### TASK TO CARRY OUT
Go through the records below from the first line and print each one exactly, stopping after the line that contains "const yTicks = [0, 1, 2, 3, 4, 5, 6, 7];". Do not print pictures or anything past that line.

[Rows from a dataset of charts and code]

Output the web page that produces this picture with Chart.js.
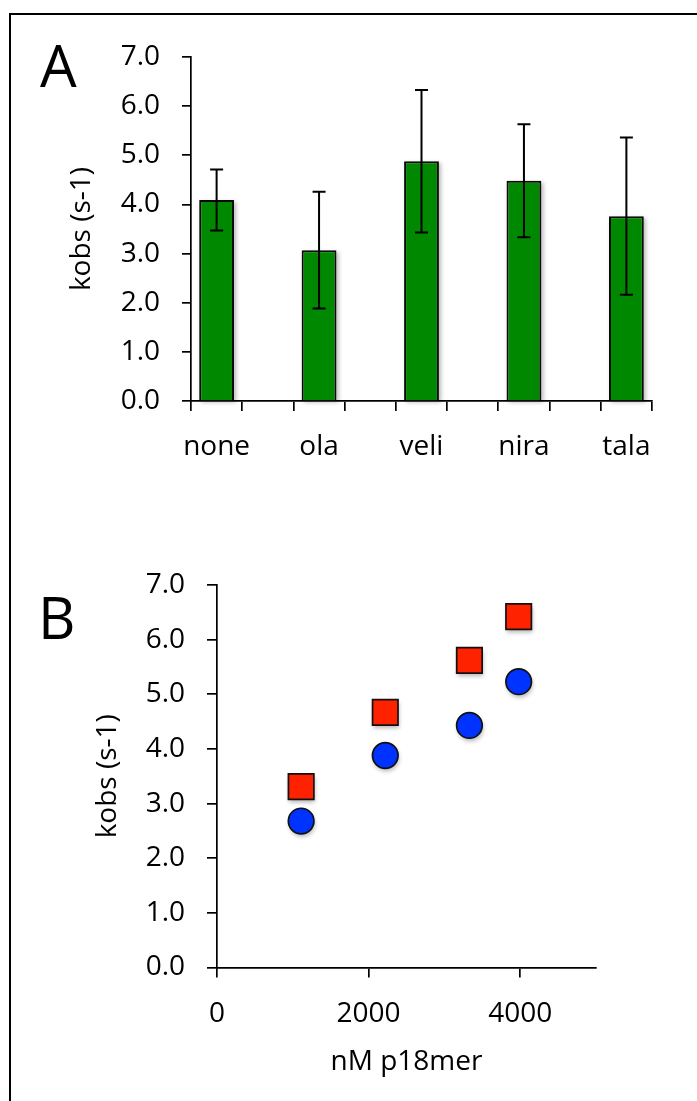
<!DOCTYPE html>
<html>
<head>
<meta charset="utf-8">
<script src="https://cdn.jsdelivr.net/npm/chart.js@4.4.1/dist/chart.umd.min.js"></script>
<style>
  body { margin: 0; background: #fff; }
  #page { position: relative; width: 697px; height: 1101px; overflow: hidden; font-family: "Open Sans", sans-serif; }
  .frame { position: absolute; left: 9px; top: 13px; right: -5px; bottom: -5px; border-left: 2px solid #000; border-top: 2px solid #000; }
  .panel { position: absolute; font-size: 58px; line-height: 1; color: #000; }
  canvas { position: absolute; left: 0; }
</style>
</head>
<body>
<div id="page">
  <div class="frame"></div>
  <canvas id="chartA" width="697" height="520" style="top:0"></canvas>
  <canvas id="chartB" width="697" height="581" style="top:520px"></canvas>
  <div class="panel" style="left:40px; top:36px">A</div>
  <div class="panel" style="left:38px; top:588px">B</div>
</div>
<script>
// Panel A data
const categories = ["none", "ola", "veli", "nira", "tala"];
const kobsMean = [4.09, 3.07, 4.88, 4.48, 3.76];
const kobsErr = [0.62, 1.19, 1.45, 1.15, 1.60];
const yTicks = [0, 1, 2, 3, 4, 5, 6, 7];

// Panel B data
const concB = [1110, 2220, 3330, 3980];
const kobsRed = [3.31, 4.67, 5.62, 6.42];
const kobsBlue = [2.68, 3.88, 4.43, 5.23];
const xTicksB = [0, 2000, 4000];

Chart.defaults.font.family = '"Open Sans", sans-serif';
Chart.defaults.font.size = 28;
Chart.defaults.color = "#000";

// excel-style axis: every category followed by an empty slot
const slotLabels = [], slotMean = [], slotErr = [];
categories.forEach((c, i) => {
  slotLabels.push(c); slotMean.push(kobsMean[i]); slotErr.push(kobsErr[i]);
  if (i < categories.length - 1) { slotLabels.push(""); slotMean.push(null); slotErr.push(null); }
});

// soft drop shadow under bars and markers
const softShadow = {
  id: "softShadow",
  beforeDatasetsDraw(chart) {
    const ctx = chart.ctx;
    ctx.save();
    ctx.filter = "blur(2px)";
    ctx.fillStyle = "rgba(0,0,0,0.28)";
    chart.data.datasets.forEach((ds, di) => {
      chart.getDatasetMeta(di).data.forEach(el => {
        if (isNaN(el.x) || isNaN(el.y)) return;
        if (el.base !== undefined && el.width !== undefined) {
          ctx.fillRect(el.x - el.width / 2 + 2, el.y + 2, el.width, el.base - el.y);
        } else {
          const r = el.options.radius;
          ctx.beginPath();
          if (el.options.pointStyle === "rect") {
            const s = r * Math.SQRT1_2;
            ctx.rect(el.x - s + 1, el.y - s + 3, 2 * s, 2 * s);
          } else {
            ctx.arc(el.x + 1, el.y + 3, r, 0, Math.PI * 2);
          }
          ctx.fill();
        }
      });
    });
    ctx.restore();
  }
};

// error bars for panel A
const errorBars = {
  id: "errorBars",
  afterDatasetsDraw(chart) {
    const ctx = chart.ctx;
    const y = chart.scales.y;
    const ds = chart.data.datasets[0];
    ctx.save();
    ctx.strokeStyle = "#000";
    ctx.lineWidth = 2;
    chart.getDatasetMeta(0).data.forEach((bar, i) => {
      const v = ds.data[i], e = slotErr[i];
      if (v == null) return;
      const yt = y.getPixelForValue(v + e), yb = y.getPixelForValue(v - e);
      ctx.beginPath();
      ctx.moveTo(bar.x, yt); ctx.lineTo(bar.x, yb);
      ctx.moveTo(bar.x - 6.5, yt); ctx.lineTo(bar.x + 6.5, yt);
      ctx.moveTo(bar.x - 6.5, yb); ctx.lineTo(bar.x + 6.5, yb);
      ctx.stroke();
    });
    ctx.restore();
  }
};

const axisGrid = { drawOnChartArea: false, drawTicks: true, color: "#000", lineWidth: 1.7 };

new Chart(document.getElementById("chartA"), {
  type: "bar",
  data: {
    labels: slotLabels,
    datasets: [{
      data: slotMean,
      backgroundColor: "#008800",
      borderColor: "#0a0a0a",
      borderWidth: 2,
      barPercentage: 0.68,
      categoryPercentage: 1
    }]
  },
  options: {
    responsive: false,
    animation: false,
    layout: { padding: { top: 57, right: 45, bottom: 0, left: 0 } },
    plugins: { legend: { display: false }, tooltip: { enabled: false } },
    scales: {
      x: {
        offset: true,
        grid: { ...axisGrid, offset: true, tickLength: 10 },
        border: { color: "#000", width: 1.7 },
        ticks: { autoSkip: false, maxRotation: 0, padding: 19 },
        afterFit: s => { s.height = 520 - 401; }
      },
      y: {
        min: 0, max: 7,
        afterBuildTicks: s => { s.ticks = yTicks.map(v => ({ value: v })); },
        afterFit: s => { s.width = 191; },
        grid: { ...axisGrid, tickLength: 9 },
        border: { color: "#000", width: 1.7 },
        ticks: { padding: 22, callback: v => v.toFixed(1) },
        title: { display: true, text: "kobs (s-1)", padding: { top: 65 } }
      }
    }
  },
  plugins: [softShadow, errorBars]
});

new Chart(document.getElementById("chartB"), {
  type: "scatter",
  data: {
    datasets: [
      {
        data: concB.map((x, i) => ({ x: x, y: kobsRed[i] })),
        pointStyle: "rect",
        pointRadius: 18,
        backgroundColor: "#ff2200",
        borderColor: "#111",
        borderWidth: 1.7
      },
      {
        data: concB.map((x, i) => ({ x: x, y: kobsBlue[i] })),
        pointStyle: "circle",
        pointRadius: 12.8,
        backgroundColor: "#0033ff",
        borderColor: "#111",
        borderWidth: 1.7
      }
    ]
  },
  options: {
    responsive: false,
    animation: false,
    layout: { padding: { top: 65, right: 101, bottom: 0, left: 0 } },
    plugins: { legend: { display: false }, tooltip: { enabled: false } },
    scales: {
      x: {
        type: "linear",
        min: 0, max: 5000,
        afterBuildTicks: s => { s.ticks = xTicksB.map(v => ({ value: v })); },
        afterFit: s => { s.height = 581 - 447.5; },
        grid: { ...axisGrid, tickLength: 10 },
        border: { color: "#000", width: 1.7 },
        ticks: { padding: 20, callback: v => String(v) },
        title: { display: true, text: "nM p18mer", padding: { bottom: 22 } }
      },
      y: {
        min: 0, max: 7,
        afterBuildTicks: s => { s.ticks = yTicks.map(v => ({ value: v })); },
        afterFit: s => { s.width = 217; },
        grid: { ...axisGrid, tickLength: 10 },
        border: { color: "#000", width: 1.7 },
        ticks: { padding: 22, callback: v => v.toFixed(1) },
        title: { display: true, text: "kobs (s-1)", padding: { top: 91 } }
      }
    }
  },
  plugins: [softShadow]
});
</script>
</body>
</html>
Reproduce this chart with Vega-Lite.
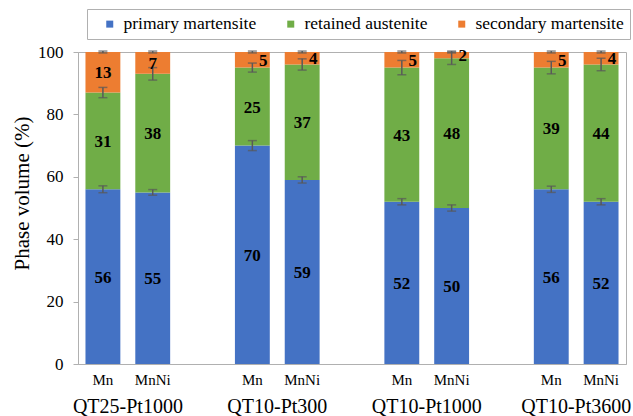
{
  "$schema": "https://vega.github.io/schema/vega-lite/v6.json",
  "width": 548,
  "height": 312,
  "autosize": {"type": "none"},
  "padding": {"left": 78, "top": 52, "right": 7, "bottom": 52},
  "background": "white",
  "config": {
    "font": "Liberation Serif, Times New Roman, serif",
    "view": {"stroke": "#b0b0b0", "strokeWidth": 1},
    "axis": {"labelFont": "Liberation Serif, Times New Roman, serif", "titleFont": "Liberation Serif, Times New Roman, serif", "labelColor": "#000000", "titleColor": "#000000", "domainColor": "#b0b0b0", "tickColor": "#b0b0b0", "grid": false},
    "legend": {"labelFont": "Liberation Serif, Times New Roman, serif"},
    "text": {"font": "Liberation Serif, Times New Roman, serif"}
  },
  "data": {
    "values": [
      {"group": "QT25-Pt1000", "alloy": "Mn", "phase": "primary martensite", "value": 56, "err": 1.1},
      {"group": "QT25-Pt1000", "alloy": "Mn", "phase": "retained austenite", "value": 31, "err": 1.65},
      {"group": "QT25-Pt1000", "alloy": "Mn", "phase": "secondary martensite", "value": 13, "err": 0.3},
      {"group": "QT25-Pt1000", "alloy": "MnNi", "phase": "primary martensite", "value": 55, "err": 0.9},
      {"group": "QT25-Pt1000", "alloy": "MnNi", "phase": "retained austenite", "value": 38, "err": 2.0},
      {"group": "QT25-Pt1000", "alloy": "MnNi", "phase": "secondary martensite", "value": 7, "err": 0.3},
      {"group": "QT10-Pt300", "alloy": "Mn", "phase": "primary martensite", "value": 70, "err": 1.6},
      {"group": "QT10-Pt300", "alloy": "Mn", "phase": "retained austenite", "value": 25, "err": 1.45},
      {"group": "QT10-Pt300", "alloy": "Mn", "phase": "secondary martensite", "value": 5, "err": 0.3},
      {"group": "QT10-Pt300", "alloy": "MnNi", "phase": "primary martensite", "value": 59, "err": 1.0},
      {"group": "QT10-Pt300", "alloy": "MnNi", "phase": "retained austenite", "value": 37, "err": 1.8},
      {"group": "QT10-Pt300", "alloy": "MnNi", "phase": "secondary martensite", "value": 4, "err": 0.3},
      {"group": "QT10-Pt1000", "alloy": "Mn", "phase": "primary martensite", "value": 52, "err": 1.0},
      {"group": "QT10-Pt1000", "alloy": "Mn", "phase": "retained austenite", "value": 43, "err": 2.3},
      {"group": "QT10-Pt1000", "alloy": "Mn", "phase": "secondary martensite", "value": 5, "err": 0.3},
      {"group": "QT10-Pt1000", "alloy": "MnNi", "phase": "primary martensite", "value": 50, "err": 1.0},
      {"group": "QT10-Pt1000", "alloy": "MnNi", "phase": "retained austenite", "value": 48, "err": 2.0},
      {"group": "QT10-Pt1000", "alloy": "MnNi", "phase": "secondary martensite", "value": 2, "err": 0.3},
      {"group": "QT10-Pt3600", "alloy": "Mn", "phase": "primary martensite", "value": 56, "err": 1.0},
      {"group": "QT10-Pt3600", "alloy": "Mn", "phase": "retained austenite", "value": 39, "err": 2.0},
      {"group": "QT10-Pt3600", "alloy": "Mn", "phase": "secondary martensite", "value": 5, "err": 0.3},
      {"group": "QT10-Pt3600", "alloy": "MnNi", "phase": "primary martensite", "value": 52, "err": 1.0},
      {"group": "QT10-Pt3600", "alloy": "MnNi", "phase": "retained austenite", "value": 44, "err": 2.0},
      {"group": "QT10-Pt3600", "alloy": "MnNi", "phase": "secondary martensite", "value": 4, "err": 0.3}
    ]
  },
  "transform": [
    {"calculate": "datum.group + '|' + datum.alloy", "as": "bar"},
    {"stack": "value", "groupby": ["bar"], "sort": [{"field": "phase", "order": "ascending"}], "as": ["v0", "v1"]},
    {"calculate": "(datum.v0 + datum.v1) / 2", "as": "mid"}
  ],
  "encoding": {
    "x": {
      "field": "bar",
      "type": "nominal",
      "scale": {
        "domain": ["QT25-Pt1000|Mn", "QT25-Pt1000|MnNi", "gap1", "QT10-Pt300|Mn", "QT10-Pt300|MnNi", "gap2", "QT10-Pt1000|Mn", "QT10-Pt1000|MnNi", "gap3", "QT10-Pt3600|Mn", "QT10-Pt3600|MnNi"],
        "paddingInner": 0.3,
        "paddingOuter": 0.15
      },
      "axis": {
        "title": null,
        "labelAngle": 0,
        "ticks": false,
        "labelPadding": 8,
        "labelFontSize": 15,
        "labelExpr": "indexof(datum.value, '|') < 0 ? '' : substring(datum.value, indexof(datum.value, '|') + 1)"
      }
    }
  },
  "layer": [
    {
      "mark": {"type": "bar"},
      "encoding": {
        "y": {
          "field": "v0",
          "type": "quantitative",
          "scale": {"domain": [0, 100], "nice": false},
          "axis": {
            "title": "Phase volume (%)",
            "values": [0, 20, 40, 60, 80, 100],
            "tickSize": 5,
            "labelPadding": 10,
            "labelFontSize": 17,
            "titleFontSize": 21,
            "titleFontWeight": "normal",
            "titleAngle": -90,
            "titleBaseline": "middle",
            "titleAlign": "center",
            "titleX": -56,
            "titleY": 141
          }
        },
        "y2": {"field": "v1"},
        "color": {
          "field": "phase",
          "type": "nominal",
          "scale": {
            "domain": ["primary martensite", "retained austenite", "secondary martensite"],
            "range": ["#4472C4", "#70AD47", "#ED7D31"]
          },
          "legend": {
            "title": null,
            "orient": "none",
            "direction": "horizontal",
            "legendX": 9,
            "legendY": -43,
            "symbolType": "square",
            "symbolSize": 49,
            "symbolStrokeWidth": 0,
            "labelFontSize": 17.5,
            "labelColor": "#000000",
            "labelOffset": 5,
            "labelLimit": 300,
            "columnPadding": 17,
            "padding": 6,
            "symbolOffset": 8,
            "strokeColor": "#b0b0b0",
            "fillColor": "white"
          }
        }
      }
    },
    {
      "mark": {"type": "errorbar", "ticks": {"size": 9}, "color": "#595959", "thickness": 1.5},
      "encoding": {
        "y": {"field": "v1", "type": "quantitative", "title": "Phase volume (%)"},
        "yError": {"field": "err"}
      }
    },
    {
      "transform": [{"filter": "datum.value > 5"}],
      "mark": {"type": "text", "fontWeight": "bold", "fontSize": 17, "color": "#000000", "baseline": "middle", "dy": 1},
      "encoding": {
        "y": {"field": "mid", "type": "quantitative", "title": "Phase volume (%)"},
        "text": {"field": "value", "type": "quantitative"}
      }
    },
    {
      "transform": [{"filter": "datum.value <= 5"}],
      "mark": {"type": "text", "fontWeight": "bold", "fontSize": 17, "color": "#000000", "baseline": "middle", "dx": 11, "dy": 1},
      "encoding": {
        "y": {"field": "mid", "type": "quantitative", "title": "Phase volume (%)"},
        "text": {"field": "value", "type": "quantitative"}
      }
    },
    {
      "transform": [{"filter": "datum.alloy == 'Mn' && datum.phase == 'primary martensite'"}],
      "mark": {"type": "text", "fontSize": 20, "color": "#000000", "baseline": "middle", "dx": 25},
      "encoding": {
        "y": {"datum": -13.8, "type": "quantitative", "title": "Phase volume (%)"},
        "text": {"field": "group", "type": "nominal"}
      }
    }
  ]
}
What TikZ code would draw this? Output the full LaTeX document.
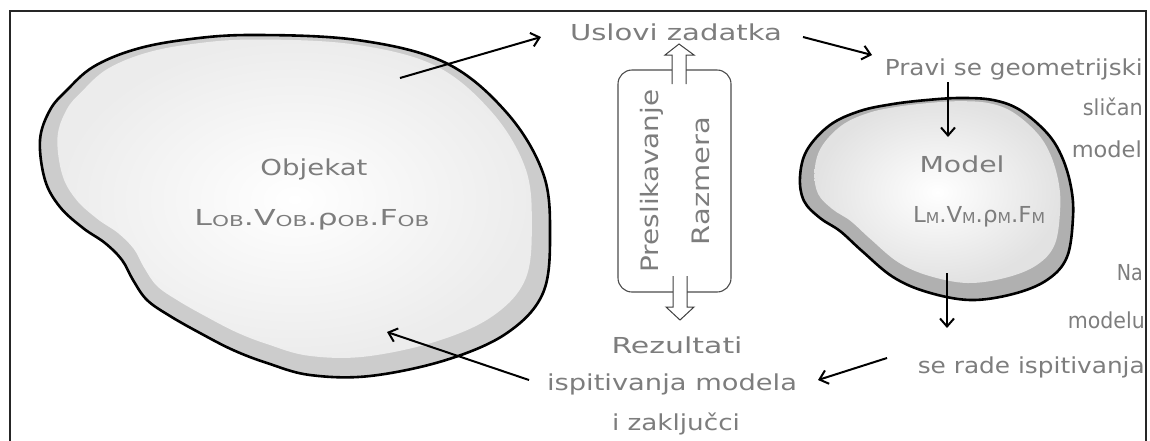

### SOLUTION TO THIS EXERCISE
Output the web page that produces this picture with Chart.js.
<!DOCTYPE html>
<html>
<head>
<meta charset="utf-8">
<script src="https://cdn.jsdelivr.net/npm/chart.js@4.4.1/dist/chart.umd.min.js"></script>
<style>
  body { margin: 0; background: #fff; }
  #page { position: relative; width: 697px; height: 1101px; overflow: hidden; font-family: "Open Sans", sans-serif; }
  .frame { position: absolute; left: 9px; top: 13px; right: -5px; bottom: -5px; border-left: 2px solid #000; border-top: 2px solid #000; }
  .panel { position: absolute; font-size: 58px; line-height: 1; color: #000; }
  canvas { position: absolute; left: 0; }
</style>
</head>
<body>
<div id="page">
  <div class="frame"></div>
  <canvas id="chartA" width="697" height="520" style="top:0"></canvas>
  <canvas id="chartB" width="697" height="581" style="top:520px"></canvas>
  <div class="panel" style="left:40px; top:36px">A</div>
  <div class="panel" style="left:38px; top:588px">B</div>
</div>
<script>
// Panel A data
const categories = ["none", "ola", "veli", "nira", "tala"];
const kobsMean = [4.09, 3.07, 4.88, 4.48, 3.76];
const kobsErr = [0.62, 1.19, 1.45, 1.15, 1.60];
const yTicks = [0, 1, 2, 3, 4, 5, 6, 7];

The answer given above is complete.